## start INFORMATION SUPPLIED
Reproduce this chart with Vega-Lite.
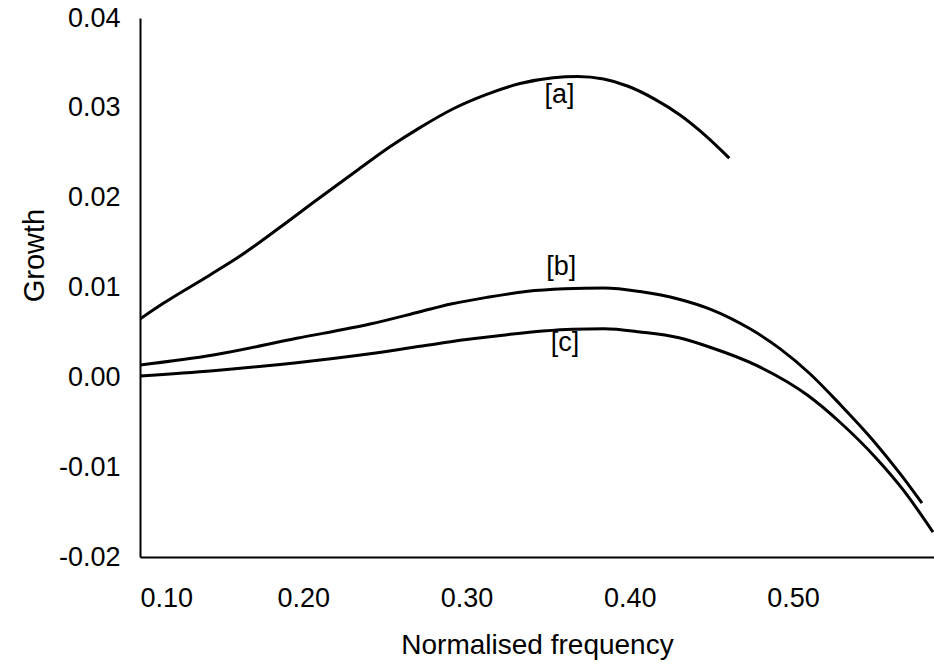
{
  "$schema": "https://vega.github.io/schema/vega-lite/v6.json",
  "width": 794,
  "height": 539,
  "autosize": {"type": "none"},
  "padding": {"left": 140, "top": 18, "right": 0, "bottom": 109},
  "background": "white",
  "config": {
    "view": {"stroke": null},
    "font": "Liberation Sans",
    "axis": {
      "grid": false,
      "domainColor": "black",
      "domainWidth": 2,
      "ticks": false,
      "labelColor": "black",
      "titleColor": "black",
      "labelFont": "Liberation Sans",
      "titleFont": "Liberation Sans",
      "titleFontWeight": "normal"
    }
  },
  "datasets": {
    "curves": [
      {"curve": "a", "f": 0.1000, "g": 0.00650},
      {"curve": "a", "f": 0.1143, "g": 0.00824},
      {"curve": "a", "f": 0.1429, "g": 0.01140},
      {"curve": "a", "f": 0.1613, "g": 0.01350},
      {"curve": "a", "f": 0.1858, "g": 0.01670},
      {"curve": "a", "f": 0.2082, "g": 0.01974},
      {"curve": "a", "f": 0.2327, "g": 0.02300},
      {"curve": "a", "f": 0.2531, "g": 0.02567},
      {"curve": "a", "f": 0.2715, "g": 0.02780},
      {"curve": "a", "f": 0.2919, "g": 0.02990},
      {"curve": "a", "f": 0.3124, "g": 0.03150},
      {"curve": "a", "f": 0.3328, "g": 0.03270},
      {"curve": "a", "f": 0.3532, "g": 0.03335},
      {"curve": "a", "f": 0.3680, "g": 0.03348},
      {"curve": "a", "f": 0.3840, "g": 0.03320},
      {"curve": "a", "f": 0.3990, "g": 0.03240},
      {"curve": "a", "f": 0.4150, "g": 0.03100},
      {"curve": "a", "f": 0.4308, "g": 0.02920},
      {"curve": "a", "f": 0.4471, "g": 0.02680},
      {"curve": "a", "f": 0.4610, "g": 0.02440},
      {"curve": "b", "f": 0.1000, "g": 0.00137},
      {"curve": "b", "f": 0.1449, "g": 0.00248},
      {"curve": "b", "f": 0.1960, "g": 0.00434},
      {"curve": "b", "f": 0.2409, "g": 0.00593},
      {"curve": "b", "f": 0.2715, "g": 0.00730},
      {"curve": "b", "f": 0.2905, "g": 0.00816},
      {"curve": "b", "f": 0.3124, "g": 0.00890},
      {"curve": "b", "f": 0.3364, "g": 0.00955},
      {"curve": "b", "f": 0.3600, "g": 0.00985},
      {"curve": "b", "f": 0.3842, "g": 0.00994},
      {"curve": "b", "f": 0.4063, "g": 0.00955},
      {"curve": "b", "f": 0.4302, "g": 0.00870},
      {"curve": "b", "f": 0.4492, "g": 0.00760},
      {"curve": "b", "f": 0.4737, "g": 0.00540},
      {"curve": "b", "f": 0.4920, "g": 0.00320},
      {"curve": "b", "f": 0.5104, "g": 0.00040},
      {"curve": "b", "f": 0.5288, "g": -0.00300},
      {"curve": "b", "f": 0.5490, "g": -0.00700},
      {"curve": "b", "f": 0.5655, "g": -0.01070},
      {"curve": "b", "f": 0.5790, "g": -0.01400},
      {"curve": "c", "f": 0.1000, "g": 0.00014},
      {"curve": "c", "f": 0.1449, "g": 0.00074},
      {"curve": "c", "f": 0.1960, "g": 0.00163},
      {"curve": "c", "f": 0.2409, "g": 0.00262},
      {"curve": "c", "f": 0.2715, "g": 0.00345},
      {"curve": "c", "f": 0.2999, "g": 0.00420},
      {"curve": "c", "f": 0.3250, "g": 0.00475},
      {"curve": "c", "f": 0.3469, "g": 0.00515},
      {"curve": "c", "f": 0.3650, "g": 0.00535},
      {"curve": "c", "f": 0.3842, "g": 0.00540},
      {"curve": "c", "f": 0.4063, "g": 0.00505},
      {"curve": "c", "f": 0.4302, "g": 0.00440},
      {"curve": "c", "f": 0.4492, "g": 0.00335},
      {"curve": "c", "f": 0.4780, "g": 0.00130},
      {"curve": "c", "f": 0.5090, "g": -0.00200},
      {"curve": "c", "f": 0.5288, "g": -0.00500},
      {"curve": "c", "f": 0.5510, "g": -0.00900},
      {"curve": "c", "f": 0.5674, "g": -0.01250},
      {"curve": "c", "f": 0.5858, "g": -0.01723}
    ],
    "labels": [
      {"text": "[a]", "f": 0.3570, "g": 0.0314},
      {"text": "[b]", "f": 0.3580, "g": 0.0123},
      {"text": "[c]", "f": 0.3604, "g": 0.0038}
    ]
  },
  "layer": [
    {
      "data": {"name": "curves"},
      "mark": {"type": "line", "color": "black", "strokeWidth": 3, "interpolate": "monotone", "clip": true},
      "encoding": {
        "x": {
          "field": "f", "type": "quantitative",
          "scale": {"domain": [0.1, 0.5864], "nice": false, "zero": false},
          "axis": {
            "values": [0.1, 0.2, 0.3, 0.4, 0.5],
            "format": ".2f",
            "labelFontSize": 27,
            "labelPadding": 28,
            "title": "Normalised frequency",
            "titleFontSize": 28,
            "titlePadding": 20
          }
        },
        "y": {
          "field": "g", "type": "quantitative",
          "scale": {"domain": [-0.02, 0.04], "nice": false, "zero": false},
          "axis": {
            "values": [-0.02, -0.01, 0, 0.01, 0.02, 0.03, 0.04],
            "labelExpr": "replace(format(datum.value, '.2f'), '\u2212', '-')",
            "labelFontSize": 27,
            "labelPadding": 20,
            "title": "Growth",
            "titleFontSize": 29,
            "titlePadding": 9,
            "titleY": 237
          }
        },
        "detail": {"field": "curve", "type": "nominal"}
      }
    },
    {
      "data": {"name": "labels"},
      "mark": {"type": "text", "color": "black", "fontSize": 27, "align": "center", "baseline": "middle"},
      "encoding": {
        "x": {"field": "f", "type": "quantitative"},
        "y": {"field": "g", "type": "quantitative"},
        "text": {"field": "text"}
      }
    },
    {
      "mark": {"type": "rule", "color": "black", "strokeWidth": 2},
      "encoding": {"y": {"datum": 0.04}}
    }
  ]
}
## end INFORMATION SUPPLIED
## [EXERCISE REQUIREMENTS]
Transcribe all of the material exactly, leaving out whatever pictures it contains.

## [OUTPUT FOR THIS TASK]
Reproduce this chart with Vega-Lite.
{
  "$schema": "https://vega.github.io/schema/vega-lite/v6.json",
  "width": 794,
  "height": 539,
  "autosize": {"type": "none"},
  "padding": {"left": 140, "top": 18, "right": 0, "bottom": 109},
  "background": "white",
  "config": {
    "view": {"stroke": null},
    "font": "Liberation Sans",
    "axis": {
      "grid": false,
      "domainColor": "black",
      "domainWidth": 2,
      "ticks": false,
      "labelColor": "black",
      "titleColor": "black",
      "labelFont": "Liberation Sans",
      "titleFont": "Liberation Sans",
      "titleFontWeight": "normal"
    }
  },
  "datasets": {
    "curves": [
      {"curve": "a", "f": 0.1000, "g": 0.00650},
      {"curve": "a", "f": 0.1143, "g": 0.00824},
      {"curve": "a", "f": 0.1429, "g": 0.01140},
      {"curve": "a", "f": 0.1613, "g": 0.01350},
      {"curve": "a", "f": 0.1858, "g": 0.01670},
      {"curve": "a", "f": 0.2082, "g": 0.01974},
      {"curve": "a", "f": 0.2327, "g": 0.02300},
      {"curve": "a", "f": 0.2531, "g": 0.02567},
      {"curve": "a", "f": 0.2715, "g": 0.02780},
      {"curve": "a", "f": 0.2919, "g": 0.02990},
      {"curve": "a", "f": 0.3124, "g": 0.03150},
      {"curve": "a", "f": 0.3328, "g": 0.03270},
      {"curve": "a", "f": 0.3532, "g": 0.03335},
      {"curve": "a", "f": 0.3680, "g": 0.03348},
      {"curve": "a", "f": 0.3840, "g": 0.03320},
      {"curve": "a", "f": 0.3990, "g": 0.03240},
      {"curve": "a", "f": 0.4150, "g": 0.03100},
      {"curve": "a", "f": 0.4308, "g": 0.02920},
      {"curve": "a", "f": 0.4471, "g": 0.02680},
      {"curve": "a", "f": 0.4610, "g": 0.02440},
      {"curve": "b", "f": 0.1000, "g": 0.00137},
      {"curve": "b", "f": 0.1449, "g": 0.00248},
      {"curve": "b", "f": 0.1960, "g": 0.00434},
      {"curve": "b", "f": 0.2409, "g": 0.00593},
      {"curve": "b", "f": 0.2715, "g": 0.00730},
      {"curve": "b", "f": 0.2905, "g": 0.00816},
      {"curve": "b", "f": 0.3124, "g": 0.00890},
      {"curve": "b", "f": 0.3364, "g": 0.00955},
      {"curve": "b", "f": 0.3600, "g": 0.00985},
      {"curve": "b", "f": 0.3842, "g": 0.00994},
      {"curve": "b", "f": 0.4063, "g": 0.00955},
      {"curve": "b", "f": 0.4302, "g": 0.00870},
      {"curve": "b", "f": 0.4492, "g": 0.00760},
      {"curve": "b", "f": 0.4737, "g": 0.00540},
      {"curve": "b", "f": 0.4920, "g": 0.00320},
      {"curve": "b", "f": 0.5104, "g": 0.00040},
      {"curve": "b", "f": 0.5288, "g": -0.00300},
      {"curve": "b", "f": 0.5490, "g": -0.00700},
      {"curve": "b", "f": 0.5655, "g": -0.01070},
      {"curve": "b", "f": 0.5790, "g": -0.01400},
      {"curve": "c", "f": 0.1000, "g": 0.00014},
      {"curve": "c", "f": 0.1449, "g": 0.00074},
      {"curve": "c", "f": 0.1960, "g": 0.00163},
      {"curve": "c", "f": 0.2409, "g": 0.00262},
      {"curve": "c", "f": 0.2715, "g": 0.00345},
      {"curve": "c", "f": 0.2999, "g": 0.00420},
      {"curve": "c", "f": 0.3250, "g": 0.00475},
      {"curve": "c", "f": 0.3469, "g": 0.00515},
      {"curve": "c", "f": 0.3650, "g": 0.00535},
      {"curve": "c", "f": 0.3842, "g": 0.00540},
      {"curve": "c", "f": 0.4063, "g": 0.00505},
      {"curve": "c", "f": 0.4302, "g": 0.00440},
      {"curve": "c", "f": 0.4492, "g": 0.00335},
      {"curve": "c", "f": 0.4780, "g": 0.00130},
      {"curve": "c", "f": 0.5090, "g": -0.00200},
      {"curve": "c", "f": 0.5288, "g": -0.00500},
      {"curve": "c", "f": 0.5510, "g": -0.00900},
      {"curve": "c", "f": 0.5674, "g": -0.01250},
      {"curve": "c", "f": 0.5858, "g": -0.01723}
    ],
    "labels": [
      {"text": "[a]", "f": 0.3570, "g": 0.0314},
      {"text": "[b]", "f": 0.3580, "g": 0.0123},
      {"text": "[c]", "f": 0.3604, "g": 0.0038}
    ]
  },
  "layer": [
    {
      "data": {"name": "curves"},
      "mark": {"type": "line", "color": "black", "strokeWidth": 3, "interpolate": "monotone", "clip": true},
      "encoding": {
        "x": {
          "field": "f", "type": "quantitative",
          "scale": {"domain": [0.1, 0.5864], "nice": false, "zero": false},
          "axis": {
            "values": [0.1, 0.2, 0.3, 0.4, 0.5],
            "format": ".2f",
            "labelFontSize": 27,
            "labelPadding": 28,
            "title": "Normalised frequency",
            "titleFontSize": 28,
            "titlePadding": 20
          }
        },
        "y": {
          "field": "g", "type": "quantitative",
          "scale": {"domain": [-0.02, 0.04], "nice": false, "zero": false},
          "axis": {
            "values": [-0.02, -0.01, 0, 0.01, 0.02, 0.03, 0.04],
            "labelExpr": "replace(format(datum.value, '.2f'), '\u2212', '-')",
            "labelFontSize": 27,
            "labelPadding": 20,
            "title": "Growth",
            "titleFontSize": 29,
            "titlePadding": 9,
            "titleY": 237
          }
        },
        "detail": {"field": "curve", "type": "nominal"}
      }
    },
    {
      "data": {"name": "labels"},
      "mark": {"type": "text", "color": "black", "fontSize": 27, "align": "center", "baseline": "middle"},
      "encoding": {
        "x": {"field": "f", "type": "quantitative"},
        "y": {"field": "g", "type": "quantitative"},
        "text": {"field": "text"}
      }
    },
    {
      "mark": {"type": "rule", "color": "black", "strokeWidth": 2},
      "encoding": {"y": {"datum": 0.04}}
    }
  ]
}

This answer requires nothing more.